When no type_name is given, then it references a global attribute.

Examples:

drop edge REFS

drop node 'TITLES'

drop attribute PEOPLE.DNI

drop attribute GLOBAL_ID

index PEOPLE.NAME indexed

index CAR.ID unique

-- Timestamp Format --

The timestamp format can be set with the command:

SET TIMESTAMP FORMAT timestamp_format_string

After this command, all timestamps data are loaded with the format specified.

Valid format fields:

yyyy -> Year

yy -> Year without century (80-, 20+ from current year)

MM -> Month [1..12]

dd -> Day of month [1..31]

hh -> Hour [0..23]

mm -> Minute [0..59]

ss -> Second [0..59]

SSS -> Millisecond [0..999]

For parsing, if the pattern is 'yy', the parser determines the full year relative to the current year. The parser assumes that the two-digit year is within 80 years before or 20 years after the time of processing. For example, if the current year is 2007, the pattern MM/dd/yy assigned the value 01/11/12 parses to January 11, 2012, while the same pattern assigned the value 05/04/64 parses to May 4, 1964.

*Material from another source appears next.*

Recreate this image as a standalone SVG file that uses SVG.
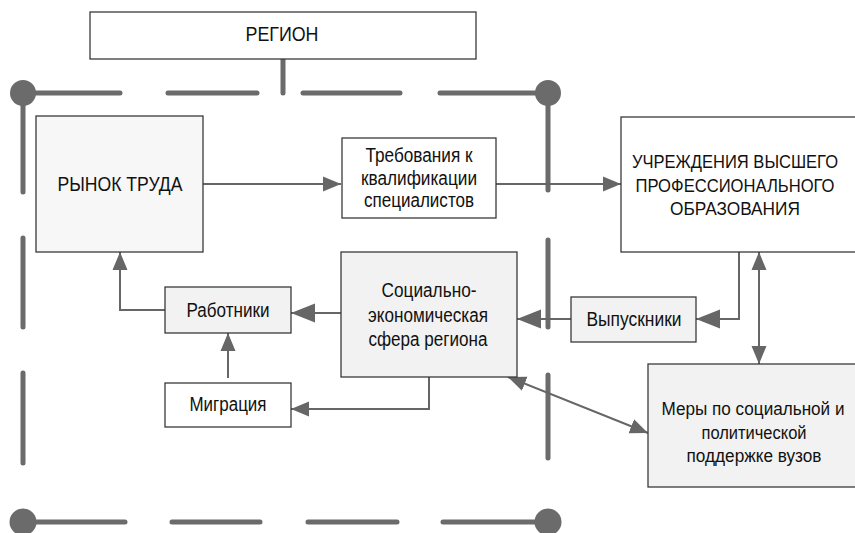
<svg xmlns="http://www.w3.org/2000/svg" width="855" height="533" viewBox="0 0 855 533">
<defs>
<style>
.box{stroke:#3a3a3a;stroke-width:1.3}
.w{fill:#ffffff}
.g{fill:#f2f2f2}
.g2{fill:#f7f7f7}
.t{font-family:"Liberation Sans",Arial,sans-serif;font-size:20px;fill:#111;text-anchor:middle}
.s{font-size:17.5px}
.c{fill:none;stroke:#666;stroke-width:2}
.b{fill:none;stroke:#6b6b6b;stroke-width:5;stroke-linecap:round}
.dot{fill:#6b6b6b}
</style>
<marker id="a" markerUnits="userSpaceOnUse" markerWidth="18" markerHeight="16" refX="18" refY="8" orient="auto-start-reverse">
<path d="M0,0.5 L18,8 L0,15.5 z" fill="#666"/>
</marker>
<marker id="L" markerUnits="userSpaceOnUse" markerWidth="24" markerHeight="20" refX="24" refY="10" orient="auto-start-reverse">
<path d="M0,0.5 L24,10 L0,19.5 z" fill="#666"/>
</marker>
</defs>

<g id="boundary">
<path class="b" d="M283,59 V93 M23,93 H120 M168,93 H257 M303,93 H400 M440,93 H548 M23,93 V192 M23,238 V327 M23,373 V463 M548,93 V190 M548,240 V327 M548,375 V458 M23,522 H125 M172,522 H260 M308,522 H397 M443,522 H548"/>
<circle class="dot" cx="23" cy="93" r="13"/>
<circle class="dot" cx="548" cy="93" r="13"/>
<circle class="dot" cx="23" cy="522" r="13.5"/>
<circle class="dot" cx="548" cy="522" r="13.5"/>
</g>

<g id="connectors">
<path class="c" d="M203,184 H341" marker-end="url(#a)"/>
<path class="c" d="M496,184 H621" marker-end="url(#a)"/>
<path class="c" d="M739,252 V319 H696" marker-end="url(#L)"/>
<path class="c" d="M571,319 H517" marker-end="url(#L)"/>
<path class="c" d="M341,313 H291" marker-end="url(#L)"/>
<path class="c" d="M165,310 H120 V252" marker-end="url(#a)"/>
<path class="c" d="M228,378 V333" marker-end="url(#a)"/>
<path class="c" d="M429,377 V409 H291" marker-end="url(#a)"/>
<path class="c" d="M759,252 V364" marker-start="url(#a)" marker-end="url(#a)"/>
<path class="c" d="M508,377 L648,433" marker-start="url(#a)" marker-end="url(#a)"/>
</g>

<g id="region">
<rect class="box w" x="90" y="12" width="386" height="47"/>
<text class="t" x="282" y="41" textLength="73" lengthAdjust="spacingAndGlyphs">РЕГИОН</text>
</g>

<g id="labor-market">
<rect class="box g2" x="36" y="116" width="167" height="136"/>
<text class="t" x="120" y="191" textLength="125" lengthAdjust="spacingAndGlyphs">РЫНОК ТРУДА</text>
</g>

<g id="requirements">
<rect class="box w" x="342" y="138" width="154" height="80"/>
<text class="t" x="419" y="162" textLength="107" lengthAdjust="spacingAndGlyphs">Требования к</text>
<text class="t" x="419" y="184.5" textLength="116" lengthAdjust="spacingAndGlyphs">квалификации</text>
<text class="t" x="419" y="207" textLength="110" lengthAdjust="spacingAndGlyphs">специалистов</text>
</g>

<g id="universities">
<rect class="box w" x="621" y="117" width="240" height="135"/>
<text class="t s" x="735" y="168" textLength="206" lengthAdjust="spacingAndGlyphs">УЧРЕЖДЕНИЯ ВЫСШЕГО</text>
<text class="t s" x="735" y="192" textLength="199" lengthAdjust="spacingAndGlyphs">ПРОФЕССИОНАЛЬНОГО</text>
<text class="t s" x="735" y="215" textLength="130" lengthAdjust="spacingAndGlyphs">ОБРАЗОВАНИЯ</text>
</g>

<g id="socio-economic">
<rect class="box g" x="341" y="252" width="176" height="125"/>
<text class="t" x="429" y="297" textLength="95" lengthAdjust="spacingAndGlyphs">Социально-</text>
<text class="t" x="428" y="321.5" textLength="120" lengthAdjust="spacingAndGlyphs">экономическая</text>
<text class="t" x="428" y="346" textLength="119" lengthAdjust="spacingAndGlyphs">сфера региона</text>
</g>

<g id="workers">
<rect class="box g" x="165" y="287" width="126" height="46"/>
<text class="t" x="228" y="317" textLength="83" lengthAdjust="spacingAndGlyphs">Работники</text>
</g>

<g id="migration">
<rect class="box w" x="165" y="383" width="126" height="44"/>
<text class="t" x="228" y="411" textLength="77" lengthAdjust="spacingAndGlyphs">Миграция</text>
</g>

<g id="graduates">
<rect class="box g" x="571" y="297" width="125" height="45"/>
<text class="t" x="634" y="326" textLength="95" lengthAdjust="spacingAndGlyphs">Выпускники</text>
</g>

<g id="support">
<rect class="box g" x="648" y="364" width="212" height="123"/>
<text class="t s" x="753" y="415" textLength="183" lengthAdjust="spacingAndGlyphs">Меры по социальной и</text>
<text class="t s" x="754" y="438.5" textLength="105" lengthAdjust="spacingAndGlyphs">политической</text>
<text class="t s" x="754" y="462" textLength="135" lengthAdjust="spacingAndGlyphs">поддержке вузов</text>
</g>
</svg>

Default formats accepted when this command is not present:

"yyyy-MM-dd hh:mm:ss.SSS"

"yyyy-MM-dd hh:mm:ss"

"yyyy-MM-dd"

-- Default Attribute value --

The default value of an attribute can be set with the command:

SET ATTRIBUTE type.attribute_name DEFAULT value

Where the value should be of the same datatype as the attribute being set or NULL.

After this command, all the new nodes or edges with this attribute will be created with this value for this attribute.

-------


Constructor Summary
ScriptParser()
          Constructor.
 
Method Summary
static void generateSchemaScript(java.lang.String path, Database db)
          Writes an script with the schema definition for the given database.
static void main()
          Executes ScriptParser for the given file path.
 boolean parse(java.lang.String path, boolean execute, java.lang.String localeStr)
          Parses the given input file.
 void setErrorLog(java.lang.String path)
          Sets the error log.
 void setOutputLog(java.lang.String path)
          Sets the output log.
 
Methods inherited from class java.lang.Object
clone, equals, finalize, getClass, hashCode, notify, notifyAll, toString, wait, wait, wait
 

Constructor Detail

ScriptParser

public ScriptParser()
Constructor.

Method Detail

setErrorLog

public void setErrorLog(java.lang.String path)
                 throws java.io.IOException
Sets the error log.

If not set, error log corresponds to standard error output.

Parameters:
path - [in] Path of the error log.
Throws:
java.io.IOException - If bad things happen opening the file.

generateSchemaScript

public static void generateSchemaScript(java.lang.String path,
                                        Database db)
                                 throws java.io.IOException
Writes an script with the schema definition for the given database.

Parameters:
path - [in] Filename of the script to be writen.
db - [in] Database.
Throws:
java.io.IOException - If bad things happen opening or writing the file.

parse

public boolean parse(java.lang.String path,
                     boolean execute,
                     java.lang.String localeStr)
              throws java.io.IOException
Parses the given input file.

Parameters:
path - [in] Input file path.
execute - [in] If TRUE the script is executed, if FALSE it is just parsed.
localeStr - [in] The locale string for reading the input file. See CSVReader.
Returns:
TRUE if ok, FALSE in case of error.
Throws:
java.io.IOException - If bad things happen opening the file.

setOutputLog

public void setOutputLog(java.lang.String path)
                  throws java.io.IOException
Sets the output log.

If not set, output log corresponds to standard output.

Parameters:
path - [in] Path of the output log.
Throws:
java.io.IOException - If bad things happen opening the file.

main

public static void main()
Executes ScriptParser for the given file path.

One argument is required, a file path which contains the script to be parsed.

A second argument may be given, a boolean to set if the script must be executed or just parsed.If not given, the script will be executed.